Out on the water with the crew for every one of those 100 days was Dalton. Again, this has earned him much derision from Coutts.
"Here's Dalts, a 54-year-old - and no one else can be found in New Zealand who is better than a 54-year-old?" Coutts scoffed at the same charity dinner, referring to Dalton's position in the crew.
For the record, Dalton is 56. But that's neither here nor there to him - he sees being on the boat as absolutely essential to managing the campaign.
On board, Barker is the man charge - Dalton says he is "just a grinder", downplaying the extreme physicality of sailing the high-powered and under-manned AC72 catamarans.
But he says the insights he has gained on board have been critical to making the right decisions in the boardroom.
"For me, running the whole team and the whole development of the campaign and trying to meet with people and have intelligent conversations about speed enhancements and directions of where we head in terms of design, I fundamentally just don't see how you can do that without being on the boat," he says.

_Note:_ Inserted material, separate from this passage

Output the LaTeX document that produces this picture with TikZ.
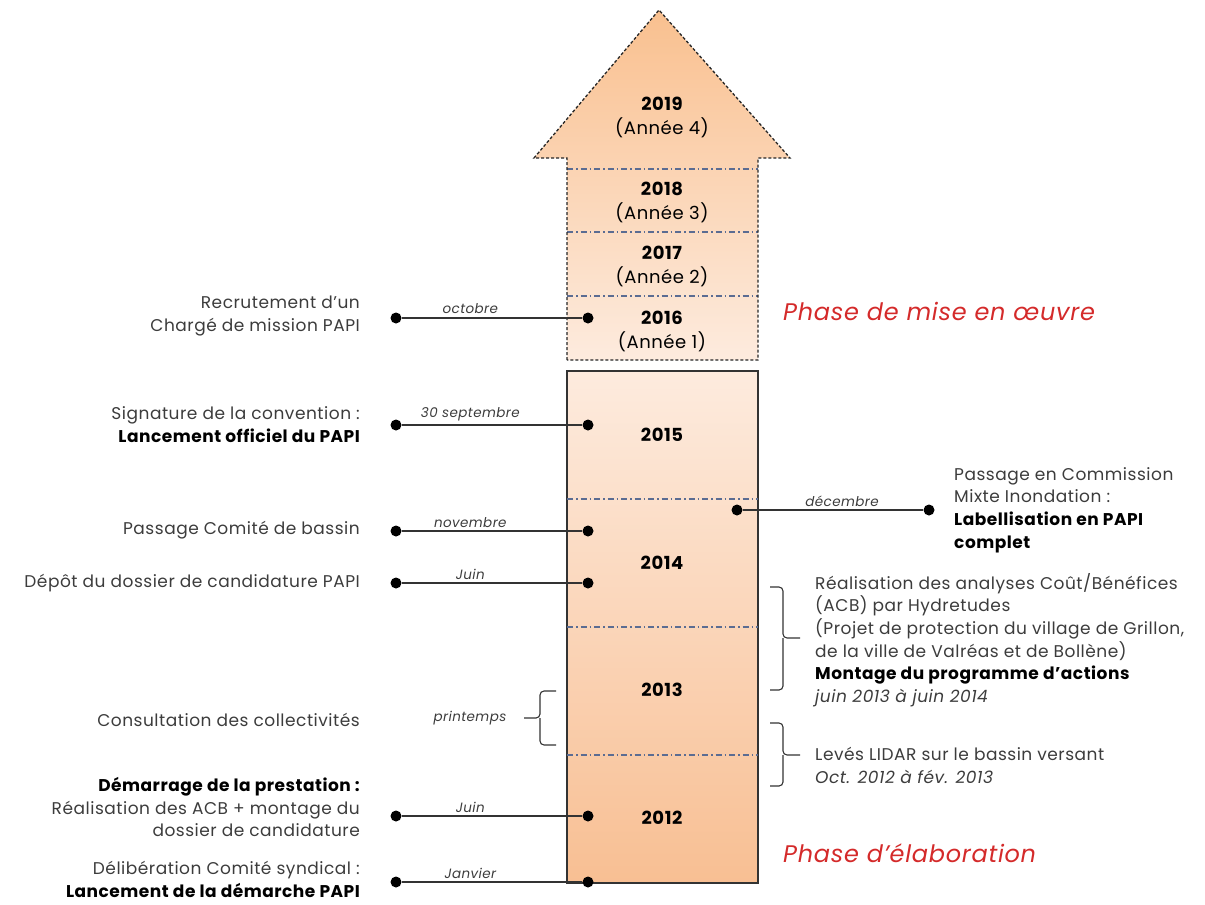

"You could end up with disconnects. If there's one person ultimately in charge of driving the direction on things, then you have to know what happens on the boat to do that."
Although Dalton would be embarrassed by the comparison, it is a philosophy reminiscent of Sir Peter Blake - his old ocean racing rival and the mastermind behind Team NZ's historic 1995 Cup win.
But Sir Peter didn't have to contend with the level of political subterfuge that Dalton has encountered in this Cup. The scandal and controversy that has enshrouded the event has added to Dalton's already initimidating workload he has taken on.
"I'm glad it's not my first Cup - this shit would have spun me out completely," Dalton admitted just days out from the start of the Louis Vuitton challenger series, at the height of the controversy surrounding the late changes to the design rules. "What they're trying to do is fundamentally wrong, and I can't stand for that."
That was the last time Dalton really bared his teeth this regatta. Since the showdown with Oracle began, Dalton has hidden behind the handles of his grinding pedestal, preferring to let his team do the talking on the water.